Dad Was In The Scouts
by First Sgt. Felix Saguing, USMC (Ret.)
Dad has always said that he was not a hero, although I considered him one. I can remember how he would stare into the distance as he narrated to me and a younger brother his youthful experiences and how he came to be in the Philippine Scouts, and I can remember all too well how his eyes would moisten and his shoulders sag as he spoke of friends and comrades lost on Bataan and during the infamous Death March. But, in the end, his shoulders would always straighten and you could detect the glint in his eyes as he proudly relates the heroic stand of the Scouts on Bataan and Corregidor. He passed away on October 12, 1972, but not before he instilled in me pride in being the son of a Scout.
I was just two years old when the bombs fell on Pearl Harbor and Clark Field on December 7, 1941. Any knowledge that I have of the events that followed were as told by my parents. Dad related that soldiers from his unit barely had the time to pack a few essentials for their families before taking them to an assembly area for evacuation. With the birth of another son on July, 1941, and dad having to report to his unit, mom has become solely responsible for our survival.
From December, 1941 to an undetermined date in 1943, mom and other Scouts' families moved about, always ahead of the Japanese occupation forces. The three of us finally ended up in Cardona, a small town on the shores of Laguna Bay. It was at this time that I began to have my own recollections of events, which remain vivid to this day.

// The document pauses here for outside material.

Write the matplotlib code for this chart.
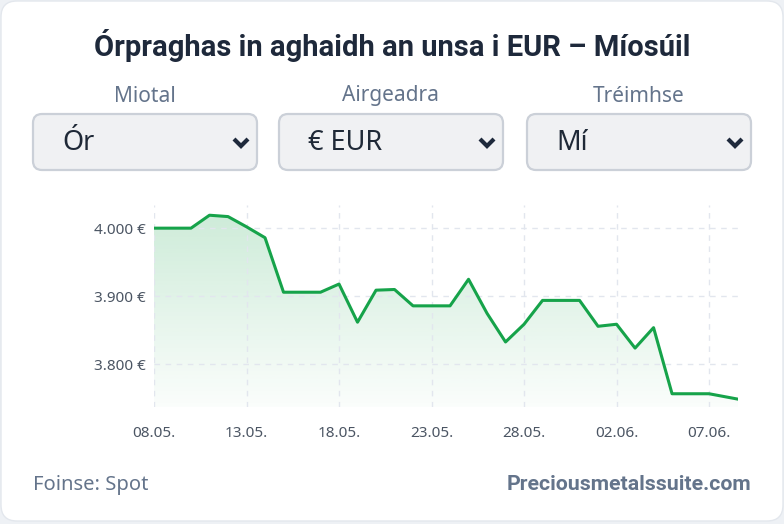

I can remember when mom left us with another family and returned after two weeks with a strange looking, emaciated man that I would later learn was my father. It will be months before he would regain weight, and it would be years before I would learn of the circumstances that led to his release by the Japanese.
At an age when boys of my age (5 in 1944) would just be learning the alphabet, I became witness to the brutalities of war. Japanese soldiers would cordon off a village or town for a "sona" and line up every male from 12 years old and up in the square for a head count. An officer or NCO, and sometimes a civilian would call off names from a roster and dad would sound off when his name is called. Sometimes a man with a bag over his head would walk down the ranks. He would stop, point to an individual who is then beaten up and taken away by the Japanese.
It was also in Cardona that I witnessed Japanese soldiers brutally beat a man with rifle butts. This is after he was pointed out by the man with a bag over his head. After the beating, he was taken away and shot.
One sunny morning in late 1944, my brother and I were playing in the street with the other children when we heard the sound of planes flying overhead. They were at very high altitude and we could not see them. We would have known if they were Japanese. A few minutes later, a group of Japanese soldiers came excitedly running down the street and ordered everyone into their houses. That night, we saw flames lighting the sky in the distance. Dad whispered to us that the Americans are back and he may have to leave soon.
The Japanese, which up to this time have been "easy" became more edgy and would beat or kick a person for the most minor of infraction- like not bowing to them. The day before the Japanese abandoned their garrison, Dad joined a group of other men and disappeared into the night. It was not until August, 1945 that we will see him again. When he came back, he was with American troops and wearing the field uniform of a US Army soldier. The Philippines is finally liberated and we are again a family.
It was not until 1946 that we returned to Fort McKinley, but not to the old quarters. Dad retired at Clark Field in 1948 after 30 years of service as a Scout and would keep his family near "Fort Mac" where it all started. He would later take his family to California, but would return to this place dear to his heart to spend his last days.